SOURCE MATERIAL:
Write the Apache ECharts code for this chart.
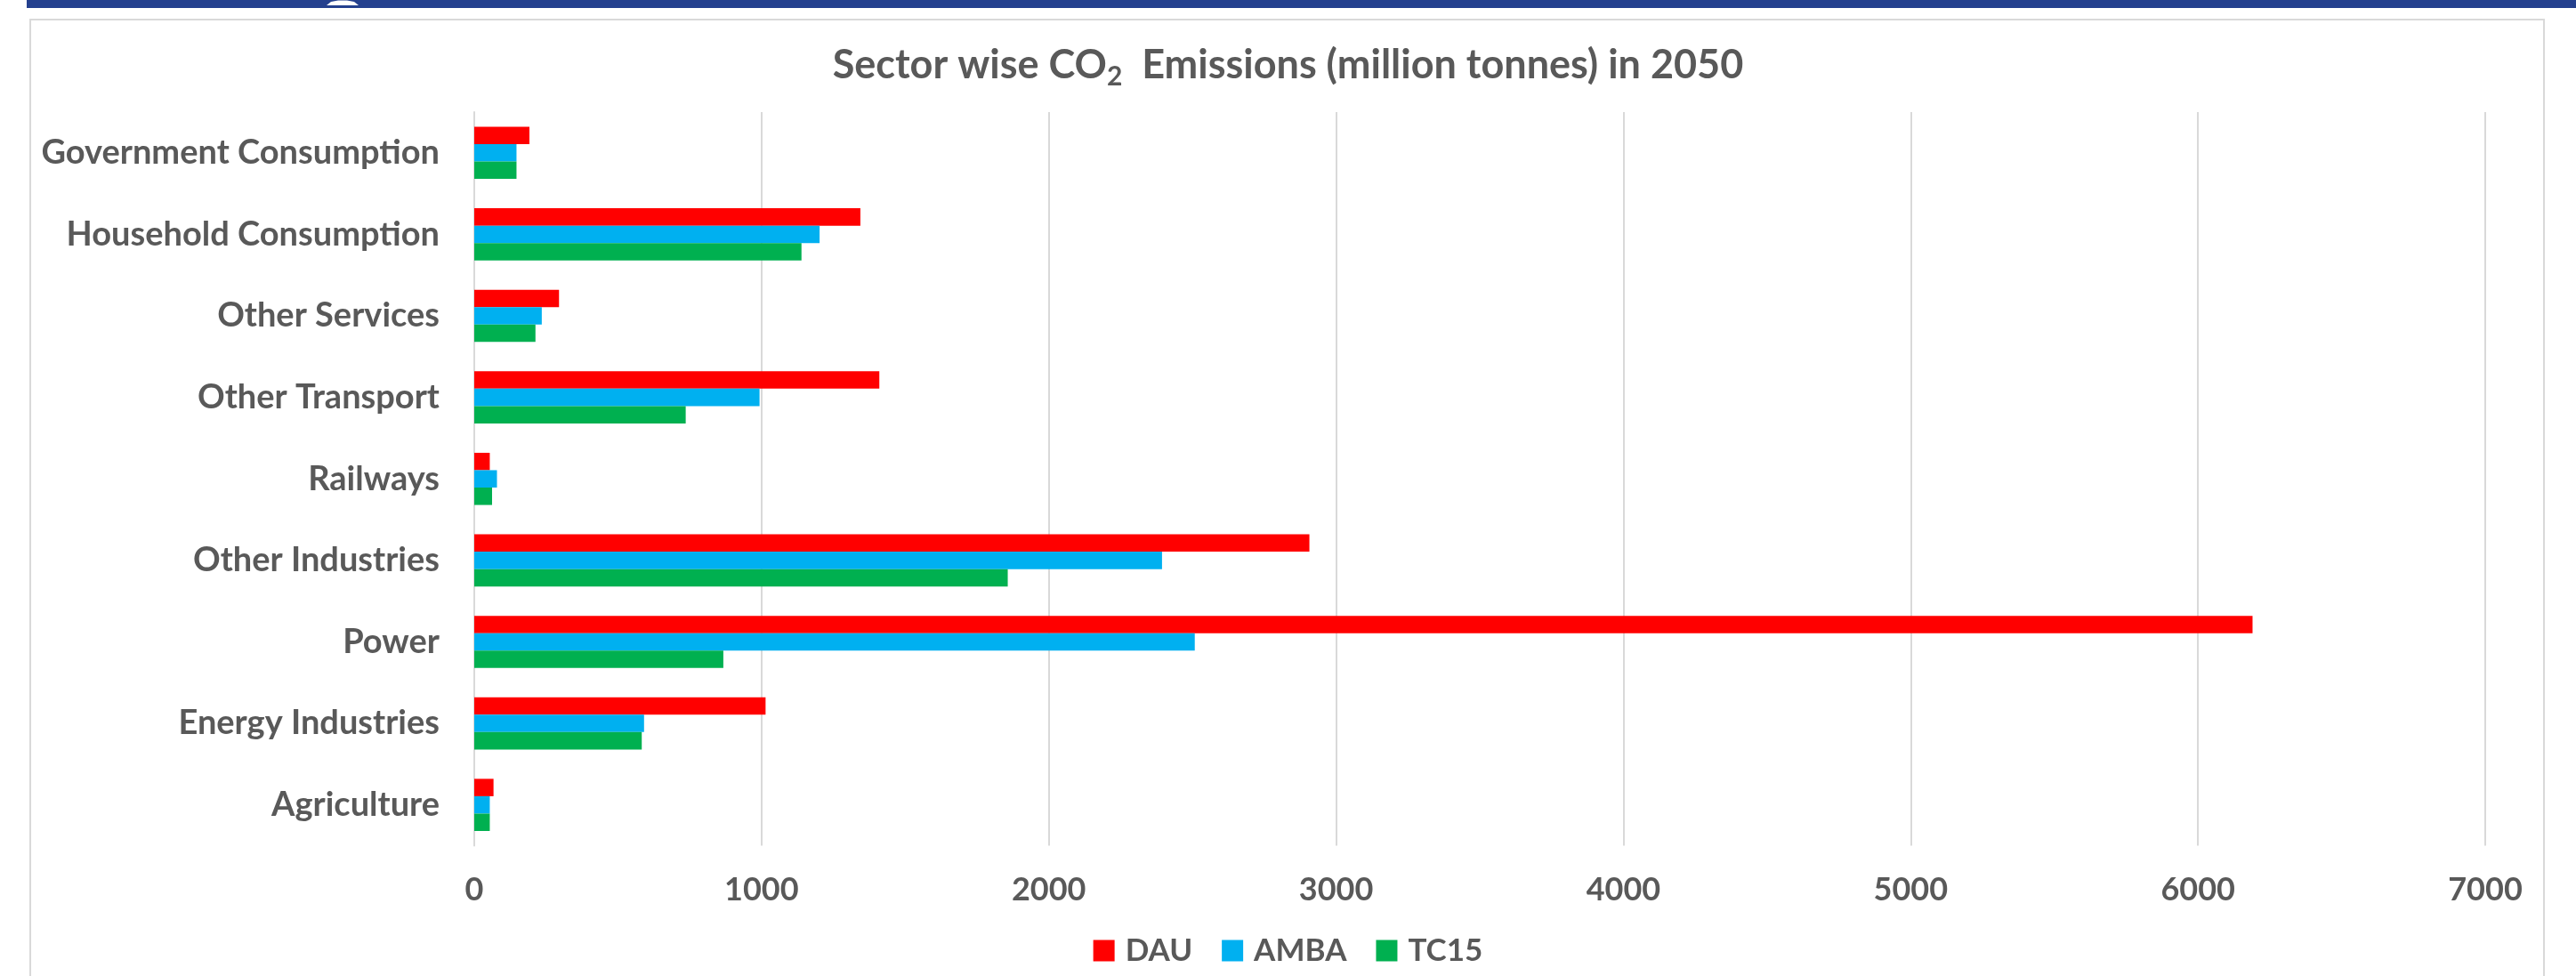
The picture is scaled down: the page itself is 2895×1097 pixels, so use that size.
<!DOCTYPE html>
<html>
<head>
<meta charset="utf-8">
<title>Sector wise CO2 Emissions in 2050</title>
<script src="https://cdn.jsdelivr.net/npm/echarts@6/dist/echarts.min.js"></script>
<style>
  html, body { margin: 0; padding: 0; background: #ffffff; }
  #chart { width: 2895px; height: 1097px; }
</style>
</head>
<body>
<div id="chart"></div>
<script>
// Sectors, listed top to bottom as they appear on the chart
const sectors = [
  'Government Consumption',
  'Household Consumption',
  'Other Services',
  'Other Transport',
  'Railways',
  'Other Industries',
  'Power',
  'Energy Industries',
  'Agriculture'
];

// CO2 emissions in 2050 (million tonnes) per scenario
const dauValues  = [192, 1344, 295, 1410, 54, 2907, 6190, 1014, 67];
const ambaValues = [147, 1202, 235,  993, 79, 2394, 2508,  591, 54];
const tc15Values = [147, 1139, 213,  736, 62, 1857,  867,  583, 54];

const seriesNames = ['DAU', 'AMBA', 'TC15'];
const seriesColors = ['#FF0000', '#00B0F0', '#00B050'];

// Value axis ticks
const xMin = 0;
const xMax = 7000;
const xStep = 1000;

const TEXT = '#595959';
const GRID = '#D9D9D9';
const FONT = 'Lato, "Open Sans", sans-serif';

const chart = echarts.init(document.getElementById('chart'), null, { renderer: 'canvas' });

const seriesData = [dauValues, ambaValues, tc15Values];

chart.setOption({
  backgroundColor: '#ffffff',
  animation: false,
  title: {
    left: 'center',
    top: 40,
    text: '{m|Sector wise CO}{s|2}{m|  Emissions (million tonnes) in 2050}',
    textStyle: {
      rich: {
        m: { fontFamily: FONT, fontWeight: 'bold', fontSize: 45, color: TEXT, lineHeight: 56, verticalAlign: 'middle' },
        s: { fontFamily: FONT, fontWeight: 'bold', fontSize: 30, color: TEXT, verticalAlign: 'bottom' }
      }
    }
  },
  legend: {
    data: seriesNames,
    left: 'center',
    top: 1046,
    icon: 'rect',
    itemWidth: 24,
    itemHeight: 24,
    itemGap: 33,
    textStyle: { fontFamily: FONT, fontWeight: 'bold', fontSize: 35, color: TEXT, padding: [0, 0, 0, 7] }
  },
  grid: { left: 533, right: 102, top: 126, bottom: 146.5, containLabel: false },
  xAxis: {
    type: 'value',
    min: xMin,
    max: xMax,
    interval: xStep,
    axisLine: { show: false },
    axisTick: { show: false },
    splitLine: { show: true, lineStyle: { color: GRID, width: 2 } },
    axisLabel: {
      fontFamily: FONT, fontWeight: 'bold', fontSize: 36, color: TEXT, margin: 32,
      formatter: (v) => String(v)
    }
  },
  yAxis: {
    type: 'category',
    data: sectors,
    inverse: true,
    axisLine: { show: true, lineStyle: { color: GRID, width: 2 } },
    axisTick: { show: false },
    axisLabel: { fontFamily: FONT, fontWeight: 'bold', fontSize: 38, color: TEXT, margin: 39 }
  },
  series: seriesNames.map((name, i) => ({
    name: name,
    type: 'bar',
    data: seriesData[i],
    barGap: '0%',
    barCategoryGap: '36%',
    itemStyle: { color: seriesColors[i] }
  })),
  graphic: [
    // header band across the top
    { type: 'rect', left: 30, top: 0, shape: { width: 2865, height: 9 }, style: { fill: '#24408E' }, silent: true },
    { type: 'polygon', shape: { points: [[367, 6], [372, 2], [380, 0.5], [390, 0.5], [398, 2], [403, 6]] }, style: { fill: '#ffffff' }, silent: true },
    // chart frame
    { type: 'rect', shape: { x: 34, y: 22, width: 2825, height: 1100 }, style: { fill: 'none', stroke: GRID, lineWidth: 2 }, silent: true, z: -1 }
  ]
});
</script>
</body>
</html>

REQUEST:
Every line of the data should be copied as it stands, without the images.

FINISHED EXERCISE:
Write the Apache ECharts code for this chart.
The picture is scaled down: the page itself is 2895×1097 pixels, so use that size.
<!DOCTYPE html>
<html>
<head>
<meta charset="utf-8">
<title>Sector wise CO2 Emissions in 2050</title>
<script src="https://cdn.jsdelivr.net/npm/echarts@6/dist/echarts.min.js"></script>
<style>
  html, body { margin: 0; padding: 0; background: #ffffff; }
  #chart { width: 2895px; height: 1097px; }
</style>
</head>
<body>
<div id="chart"></div>
<script>
// Sectors, listed top to bottom as they appear on the chart
const sectors = [
  'Government Consumption',
  'Household Consumption',
  'Other Services',
  'Other Transport',
  'Railways',
  'Other Industries',
  'Power',
  'Energy Industries',
  'Agriculture'
];

// CO2 emissions in 2050 (million tonnes) per scenario
const dauValues  = [192, 1344, 295, 1410, 54, 2907, 6190, 1014, 67];
const ambaValues = [147, 1202, 235,  993, 79, 2394, 2508,  591, 54];
const tc15Values = [147, 1139, 213,  736, 62, 1857,  867,  583, 54];

const seriesNames = ['DAU', 'AMBA', 'TC15'];
const seriesColors = ['#FF0000', '#00B0F0', '#00B050'];

// Value axis ticks
const xMin = 0;
const xMax = 7000;
const xStep = 1000;

const TEXT = '#595959';
const GRID = '#D9D9D9';
const FONT = 'Lato, "Open Sans", sans-serif';

const chart = echarts.init(document.getElementById('chart'), null, { renderer: 'canvas' });

const seriesData = [dauValues, ambaValues, tc15Values];

chart.setOption({
  backgroundColor: '#ffffff',
  animation: false,
  title: {
    left: 'center',
    top: 40,
    text: '{m|Sector wise CO}{s|2}{m|  Emissions (million tonnes) in 2050}',
    textStyle: {
      rich: {
        m: { fontFamily: FONT, fontWeight: 'bold', fontSize: 45, color: TEXT, lineHeight: 56, verticalAlign: 'middle' },
        s: { fontFamily: FONT, fontWeight: 'bold', fontSize: 30, color: TEXT, verticalAlign: 'bottom' }
      }
    }
  },
  legend: {
    data: seriesNames,
    left: 'center',
    top: 1046,
    icon: 'rect',
    itemWidth: 24,
    itemHeight: 24,
    itemGap: 33,
    textStyle: { fontFamily: FONT, fontWeight: 'bold', fontSize: 35, color: TEXT, padding: [0, 0, 0, 7] }
  },
  grid: { left: 533, right: 102, top: 126, bottom: 146.5, containLabel: false },
  xAxis: {
    type: 'value',
    min: xMin,
    max: xMax,
    interval: xStep,
    axisLine: { show: false },
    axisTick: { show: false },
    splitLine: { show: true, lineStyle: { color: GRID, width: 2 } },
    axisLabel: {
      fontFamily: FONT, fontWeight: 'bold', fontSize: 36, color: TEXT, margin: 32,
      formatter: (v) => String(v)
    }
  },
  yAxis: {
    type: 'category',
    data: sectors,
    inverse: true,
    axisLine: { show: true, lineStyle: { color: GRID, width: 2 } },
    axisTick: { show: false },
    axisLabel: { fontFamily: FONT, fontWeight: 'bold', fontSize: 38, color: TEXT, margin: 39 }
  },
  series: seriesNames.map((name, i) => ({
    name: name,
    type: 'bar',
    data: seriesData[i],
    barGap: '0%',
    barCategoryGap: '36%',
    itemStyle: { color: seriesColors[i] }
  })),
  graphic: [
    // header band across the top
    { type: 'rect', left: 30, top: 0, shape: { width: 2865, height: 9 }, style: { fill: '#24408E' }, silent: true },
    { type: 'polygon', shape: { points: [[367, 6], [372, 2], [380, 0.5], [390, 0.5], [398, 2], [403, 6]] }, style: { fill: '#ffffff' }, silent: true },
    // chart frame
    { type: 'rect', shape: { x: 34, y: 22, width: 2825, height: 1100 }, style: { fill: 'none', stroke: GRID, lineWidth: 2 }, silent: true, z: -1 }
  ]
});
</script>
</body>
</html>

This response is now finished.